I wish I could have asked Susie about the pride of the Statue of Liberty as a proxy for the hubris of the pharaoh Ozymandias. I don’t believe that the state of American ruin Susie expressed is the same decay I see now. Unlike Ozymandias’ antiquities, the ruins of America seem perpetually renewed. Monuments fall that should have never stood, new and gaudy ones take their place. I see the same pandemics, such as prescription opioids, burning quietly on as novel pandemics prevent us the privilege of gathering around our dying family members as they weep through their last breaths. I see new cracks in the symbols of America. And nothing is ever fixed. Nothing ever perfected. Instead, there is pain erased by voices of authority gaslighting us into believing that we are incapable of feeling anything, that our nervous systems are just overwhelmed. The image from Susie’s poem that does echoe so true now is of this great monument of liberty abandoning her post because she is tired and she assumes that no one will care.

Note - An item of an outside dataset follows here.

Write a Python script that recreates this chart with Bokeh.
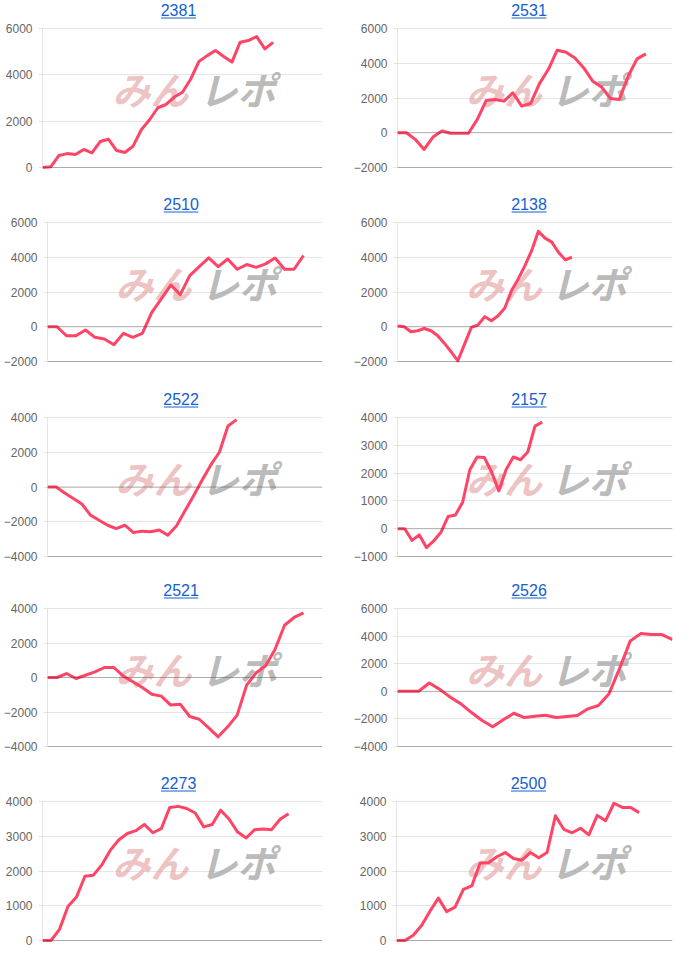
from bokeh.plotting import figure
from bokeh.layouts import column, row
from bokeh.models import Range1d, FixedTicker, Span
from bokeh.core.properties import value
from bokeh.embed import file_html
from bokeh.resources import INLINE

# ---------------- data ----------------
titles = ["2381", "2531", "2510", "2138", "2522", "2157", "2521", "2526", "2273", "2500"]
slots = [35, 32, 30, 42, 33, 39, 30, 27, 34, 34]          # number of x categories per chart
y_min = [0, -2000, -2000, -2000, -4000, -1000, -4000, -4000, 0, 0]
y_max = [6000, 6000, 6000, 6000, 4000, 4000, 4000, 6000, 4000, 4000]
y_step = [2000, 2000, 2000, 2000, 2000, 1000, 2000, 2000, 1000, 1000]

s2381 = [0, 30, 520, 600, 560, 780, 630, 1120, 1220, 730, 650, 920, 1630, 2060, 2580,
         2720, 3040, 3250, 3820, 4580, 4830, 5050, 4790, 4550, 5410, 5480, 5650, 5120, 5400]
s2531 = [0, 0, -380, -960, -250, 100, -30, -30, -30, 770, 1860, 1910, 1820, 2300, 1530,
         1680, 2830, 3640, 4750, 4630, 4300, 3730, 2970, 2640, 1970, 1910, 3250, 4250, 4540]
s2510 = [0, 0, -520, -520, -190, -610, -710, -1040, -380, -610, -380, 830, 1600, 2400,
         1850, 2940, 3460, 3960, 3460, 3900, 3310, 3580, 3420, 3620, 3960, 3310, 3310, 4100]
s2138 = [40, 0, -290, -230, -100, -230, -520, -960, -1440, -1960, -1000, -40, 100, 580,
         350, 630, 1080, 2080, 2750, 3520, 4380, 5500, 5100, 4870, 4290, 3850, 4000]
s2522 = [0, 0, -350, -660, -980, -1620, -1910, -2200, -2390, -2200, -2620, -2540, -2580,
         -2470, -2780, -2240, -1370, -500, 400, 1270, 2000, 3510, 3880]
s2157 = [0, 0, -420, -220, -680, -440, -130, 440, 490, 950, 2120, 2580, 2560, 2040, 1360,
         2120, 2580, 2480, 2760, 3690, 3840]
s2521 = [0, 0, 230, -60, 130, 330, 580, 580, 80, -250, -580, -970, -1080, -1600, -1550,
         -2260, -2420, -2920, -3440, -2860, -2180, -440, 270, 680, 1640, 3030, 3480, 3750]
s2526 = [0, 0, 0, 600, 140, -430, -910, -1540, -2120, -2570, -2070, -1590, -1900, -1800,
         -1730, -1900, -1830, -1750, -1270, -1030, -170, 1660, 3650, 4180, 4110, 4110, 3750]
s2273 = [0, 0, 320, 980, 1250, 1850, 1880, 2180, 2600, 2900, 3080, 3160, 3340, 3100, 3220,
         3830, 3860, 3800, 3670, 3270, 3340, 3750, 3490, 3120, 2950, 3190, 3210, 3190, 3490, 3650]
s2500 = [0, 0, 150, 430, 840, 1220, 830, 960, 1470, 1570, 2230, 2240, 2410, 2530, 2360,
         2310, 2530, 2380, 2530, 3590, 3200, 3100, 3230, 3040, 3600, 3450, 3950, 3830, 3830, 3680]
series = [s2381, s2531, s2510, s2138, s2522, s2157, s2521, s2526, s2273, s2500]

wm_left = "みん"
wm_right = "レポ"

# ---------------- layout geometry (page pixels) ----------------
fig_top = [0, 185, 380, 571, 764]
next_top = [185, 380, 571, 764, 962]
tick_top = [28, 222, 417, 608, 801]
tick_bot = [167, 361, 556, 746, 940]
title_base = [15, 209, 404, 595, 788]

col_x0 = [0, 350]
col_w = [350, 345]
frame_l = [42, 396]
frame_r = [322, 672]
title_cx = [178, 528]
wm_cx = [(150, 237), (503, 588)]

LINE = "#ff4466"
GRID = "rgba(0,0,0,0.1)"
ZERO = "rgba(0,0,0,0.25)"
TITLE_C = "#1560d0"

figs = []
for i, name in enumerate(titles):
    r, c = divmod(i, 2)
    n = slots[i]
    ymn, ymx, st = y_min[i], y_max[i], y_step[i]
    L, R = frame_l[c], frame_r[c]
    W = R - L
    T, B = tick_top[r], tick_bot[r]

    def xd(px):
        return (px - L) / W * (n - 1)

    def yd(py):
        return ymn + (B - py) / (B - T) * (ymx - ymn)

    f_top = fig_top[r]
    f_bot = B + 3
    height = next_top[r] - fig_top[r]
    p = figure(width=col_w[c], height=height, output_backend="svg", toolbar_location=None,
               x_range=Range1d(0, n - 1), y_range=Range1d(yd(f_bot), yd(f_top)),
               min_border_left=L - col_x0[c], min_border_right=col_x0[c] + col_w[c] - R,
               min_border_top=0, min_border_bottom=height - (f_bot - f_top),
               background_fill_color="white", border_fill_color="white")
    p.outline_line_color = None
    p.xaxis.visible = False
    p.xgrid.visible = False

    ticks = list(range(ymn, ymx + 1, st))
    ax = p.yaxis[0]
    ax.ticker = FixedTicker(ticks=ticks)
    ax.bounds = (ymn, ymx)
    ax.axis_line_color = GRID
    ax.major_tick_line_color = GRID
    ax.major_tick_out = 4
    ax.major_tick_in = 0
    ax.minor_tick_line_color = None
    ax.major_label_standoff = 6
    ax.major_label_text_font = "Liberation Sans"
    ax.major_label_text_font_size = "12px"
    ax.major_label_text_color = "#666666"
    p.ygrid.ticker = FixedTicker(ticks=ticks)
    p.ygrid.grid_line_color = GRID

    # watermark
    wy = yd(T + 60)
    p.text(x=[xd(wm_cx[c][0])], y=[wy], text=[wm_left], text_font=value("Noto Sans CJK JP"),
           text_font_size="38px", text_font_style="bold italic", text_color="#e3a0a0",
           text_alpha=0.65, text_align="center", text_baseline="middle")
    p.text(x=[xd(wm_cx[c][1])], y=[wy], text=[wm_right], text_font=value("Noto Sans CJK JP"),
           text_font_size="38px", text_font_style="bold italic", text_color="#a8a8a8",
           text_alpha=0.8, text_align="center", text_baseline="middle")

    # zero line and bottom line
    p.add_layout(Span(location=0, dimension="width", line_color=ZERO, line_width=1))
    if ymn != 0:
        p.add_layout(Span(location=ymn, dimension="width", line_color=ZERO, line_width=1))

    # data line
    ys = series[i]
    p.line(list(range(len(ys))), ys, line_color=LINE, line_width=3, line_join="round")

    # title (underlined link style)
    tb = title_base[r]
    p.text(x=[xd(title_cx[c])], y=[yd(tb - 5.8)], text=[name], text_font=value("Liberation Sans"),
           text_font_size="16px", text_color=TITLE_C, text_align="center",
           text_baseline="middle")
    p.segment(x0=[xd(title_cx[c] - 17.5)], y0=[yd(tb + 2.5)], x1=[xd(title_cx[c] + 17.5)],
              y1=[yd(tb + 2.5)], line_color=TITLE_C, line_width=1)
    figs.append(p)

layout = column(*[row(figs[2 * k], figs[2 * k + 1]) for k in range(5)])
open("out.html", "w").write(file_html(layout, INLINE))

In the other piles of Susie’s writing, there are seven thick plastic-covered binders with typed manuscript pages, comprising a portion of one hefty novel, her tome, with pages numbered from 317 to 2068. There are loose papers, booklets printed during the era of Windows 97 and clip art and ready-made greeting cards for inkjets. The pages typed on a typewriter are bound primitively, with laminated cover art. There are journals with thick fake-leather or cardboard covers, the sort of thing you gift the aspiring writer in your life. There are legal pads tucked into plastic covers, notes and first drafts scrawled onto the first few pages, with the rest of the paper untouched, ready to use. It is distressing to see these piles and think about the amount of work put into creating a chaotic mess of words to be left wasting away in obscurity. It is at least in part the reason I return to her sonnet – that by finding some of those words deep enough to return to, that by appreciating the small organization of fourteen lines, I can keep the bleakest thoughts of futility at arm’s reach a little longer.
In her sonnet, Susie lamented that the lady is tired, and “who will care if she takes a nap,” and I picture our torch girl wearing a tan brace on the arthritic wrist that grips the copper flame. She steps off the pedestal and sets her tablet, her last promise of independence, by the words of Lazarus, the lost promise of huddled masses yearning to breathe free. She steps into the river to rest, sinking below the polluted, air-bridged harbor, suffering a pain we cannot know, her best work tucked safely away under those cracked robes.